> Aim
Starting at the first line of the entries below, restate each line exactly until you reach the line with "import pandas as pd", and print that one too. Leave the pictures out and stop there.

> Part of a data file
▼▼▼

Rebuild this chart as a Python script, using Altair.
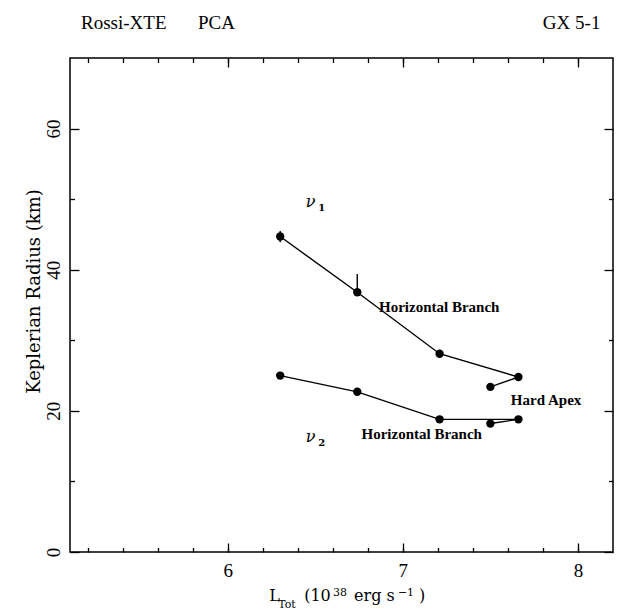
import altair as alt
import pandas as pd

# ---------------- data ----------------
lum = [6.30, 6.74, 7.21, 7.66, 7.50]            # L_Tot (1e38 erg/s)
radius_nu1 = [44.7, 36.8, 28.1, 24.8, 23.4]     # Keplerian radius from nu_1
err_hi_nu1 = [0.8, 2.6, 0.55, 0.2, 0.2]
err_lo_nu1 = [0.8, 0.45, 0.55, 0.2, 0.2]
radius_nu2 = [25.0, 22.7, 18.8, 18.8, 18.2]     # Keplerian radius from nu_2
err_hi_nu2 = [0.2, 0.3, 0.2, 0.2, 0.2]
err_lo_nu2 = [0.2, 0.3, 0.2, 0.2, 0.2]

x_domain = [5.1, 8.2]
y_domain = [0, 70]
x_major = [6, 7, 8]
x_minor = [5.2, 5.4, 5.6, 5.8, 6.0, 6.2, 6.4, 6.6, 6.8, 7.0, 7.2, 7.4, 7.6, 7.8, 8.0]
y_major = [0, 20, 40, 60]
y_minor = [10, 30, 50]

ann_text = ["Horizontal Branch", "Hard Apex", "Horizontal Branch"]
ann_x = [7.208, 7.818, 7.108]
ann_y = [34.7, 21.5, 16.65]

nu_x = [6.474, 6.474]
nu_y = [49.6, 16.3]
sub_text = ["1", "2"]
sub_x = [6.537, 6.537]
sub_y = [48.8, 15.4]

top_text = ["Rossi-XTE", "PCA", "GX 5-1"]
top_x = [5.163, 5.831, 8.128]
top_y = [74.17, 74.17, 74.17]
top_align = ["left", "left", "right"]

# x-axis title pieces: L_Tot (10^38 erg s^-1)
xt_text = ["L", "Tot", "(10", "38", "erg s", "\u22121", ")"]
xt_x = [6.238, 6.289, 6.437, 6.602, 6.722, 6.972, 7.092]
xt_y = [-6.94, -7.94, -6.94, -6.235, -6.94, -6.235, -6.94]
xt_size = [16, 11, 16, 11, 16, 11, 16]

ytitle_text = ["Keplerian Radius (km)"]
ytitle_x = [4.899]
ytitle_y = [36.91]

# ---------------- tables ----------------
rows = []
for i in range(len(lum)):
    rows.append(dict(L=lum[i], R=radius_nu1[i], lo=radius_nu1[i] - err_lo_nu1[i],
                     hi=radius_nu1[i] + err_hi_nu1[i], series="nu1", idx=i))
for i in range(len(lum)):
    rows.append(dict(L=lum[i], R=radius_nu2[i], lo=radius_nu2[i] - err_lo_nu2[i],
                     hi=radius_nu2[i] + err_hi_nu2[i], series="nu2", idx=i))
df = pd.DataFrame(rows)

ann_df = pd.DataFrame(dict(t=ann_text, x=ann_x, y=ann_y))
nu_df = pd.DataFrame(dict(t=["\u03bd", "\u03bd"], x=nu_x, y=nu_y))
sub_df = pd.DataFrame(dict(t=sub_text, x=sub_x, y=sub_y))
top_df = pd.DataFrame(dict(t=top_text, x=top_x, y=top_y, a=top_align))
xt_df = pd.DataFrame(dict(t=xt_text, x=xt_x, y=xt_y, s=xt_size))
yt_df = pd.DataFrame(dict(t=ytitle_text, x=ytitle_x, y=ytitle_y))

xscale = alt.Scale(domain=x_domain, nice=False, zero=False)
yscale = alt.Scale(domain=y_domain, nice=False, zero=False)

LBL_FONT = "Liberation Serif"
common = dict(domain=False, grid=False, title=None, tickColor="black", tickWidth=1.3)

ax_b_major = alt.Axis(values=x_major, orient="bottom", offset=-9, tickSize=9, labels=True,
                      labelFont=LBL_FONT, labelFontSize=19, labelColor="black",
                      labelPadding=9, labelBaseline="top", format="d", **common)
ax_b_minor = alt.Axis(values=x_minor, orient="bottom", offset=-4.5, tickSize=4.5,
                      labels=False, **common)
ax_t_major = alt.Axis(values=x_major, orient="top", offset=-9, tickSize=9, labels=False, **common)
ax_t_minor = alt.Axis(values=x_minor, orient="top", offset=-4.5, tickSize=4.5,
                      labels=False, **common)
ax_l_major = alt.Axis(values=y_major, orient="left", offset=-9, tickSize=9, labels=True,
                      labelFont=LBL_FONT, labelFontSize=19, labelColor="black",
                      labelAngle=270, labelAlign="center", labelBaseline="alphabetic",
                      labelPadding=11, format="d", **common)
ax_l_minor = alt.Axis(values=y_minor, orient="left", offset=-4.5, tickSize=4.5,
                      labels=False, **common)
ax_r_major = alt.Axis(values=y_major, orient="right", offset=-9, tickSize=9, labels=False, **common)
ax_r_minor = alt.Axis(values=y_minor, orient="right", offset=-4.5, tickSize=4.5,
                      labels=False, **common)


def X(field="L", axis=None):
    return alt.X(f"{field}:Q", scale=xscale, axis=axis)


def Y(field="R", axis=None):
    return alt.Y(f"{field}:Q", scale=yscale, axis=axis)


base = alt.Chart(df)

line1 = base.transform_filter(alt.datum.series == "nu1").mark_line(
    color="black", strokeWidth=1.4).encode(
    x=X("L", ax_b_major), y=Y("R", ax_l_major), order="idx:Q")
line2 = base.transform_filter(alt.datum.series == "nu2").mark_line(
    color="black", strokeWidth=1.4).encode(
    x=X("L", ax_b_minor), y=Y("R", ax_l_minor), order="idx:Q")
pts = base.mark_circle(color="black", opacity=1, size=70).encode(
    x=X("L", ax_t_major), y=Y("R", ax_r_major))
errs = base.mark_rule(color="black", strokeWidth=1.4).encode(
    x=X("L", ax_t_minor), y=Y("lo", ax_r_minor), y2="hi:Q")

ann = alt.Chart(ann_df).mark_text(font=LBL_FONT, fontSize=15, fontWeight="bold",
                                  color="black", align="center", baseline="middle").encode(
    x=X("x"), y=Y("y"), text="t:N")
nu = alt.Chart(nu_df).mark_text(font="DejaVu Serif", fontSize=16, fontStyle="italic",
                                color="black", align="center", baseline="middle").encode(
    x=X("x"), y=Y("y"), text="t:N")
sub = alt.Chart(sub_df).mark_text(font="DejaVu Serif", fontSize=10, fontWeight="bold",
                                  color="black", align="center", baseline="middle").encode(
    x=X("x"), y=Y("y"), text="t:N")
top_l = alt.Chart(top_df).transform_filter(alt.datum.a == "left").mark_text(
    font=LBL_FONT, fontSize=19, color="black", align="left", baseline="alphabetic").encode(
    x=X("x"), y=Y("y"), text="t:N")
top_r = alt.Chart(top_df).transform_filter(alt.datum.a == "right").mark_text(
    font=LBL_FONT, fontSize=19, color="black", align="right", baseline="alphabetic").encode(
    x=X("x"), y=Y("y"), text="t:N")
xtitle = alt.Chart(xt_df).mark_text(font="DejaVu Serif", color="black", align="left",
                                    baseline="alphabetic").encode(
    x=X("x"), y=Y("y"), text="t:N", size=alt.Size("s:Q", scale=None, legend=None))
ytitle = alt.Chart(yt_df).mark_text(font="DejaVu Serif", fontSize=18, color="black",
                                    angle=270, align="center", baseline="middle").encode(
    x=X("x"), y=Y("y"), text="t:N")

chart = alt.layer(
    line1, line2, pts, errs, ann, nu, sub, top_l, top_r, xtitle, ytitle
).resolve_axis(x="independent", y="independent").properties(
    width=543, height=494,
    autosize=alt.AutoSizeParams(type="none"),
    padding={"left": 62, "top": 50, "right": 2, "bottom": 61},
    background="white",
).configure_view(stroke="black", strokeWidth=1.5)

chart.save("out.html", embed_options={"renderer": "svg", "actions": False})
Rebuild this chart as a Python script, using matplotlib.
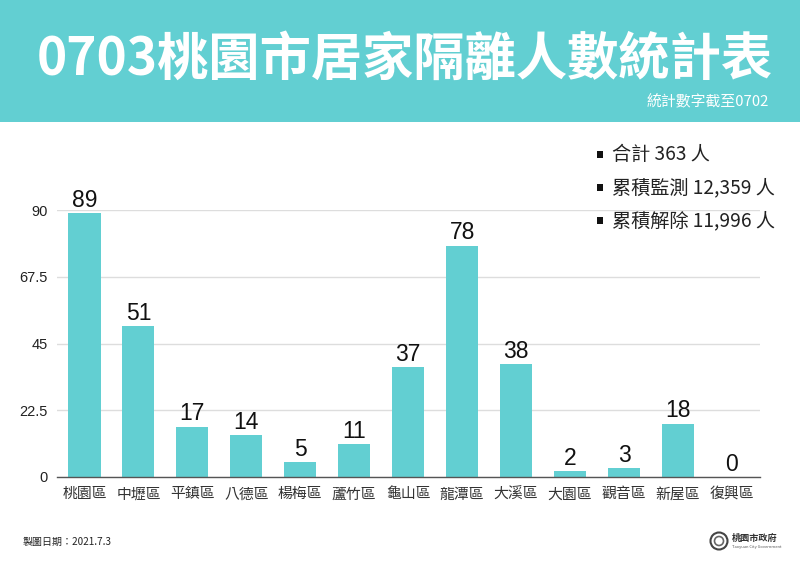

▲▲▲

> The output
Rebuild this chart as a Python script, using Altair.
import altair as alt
import pandas as pd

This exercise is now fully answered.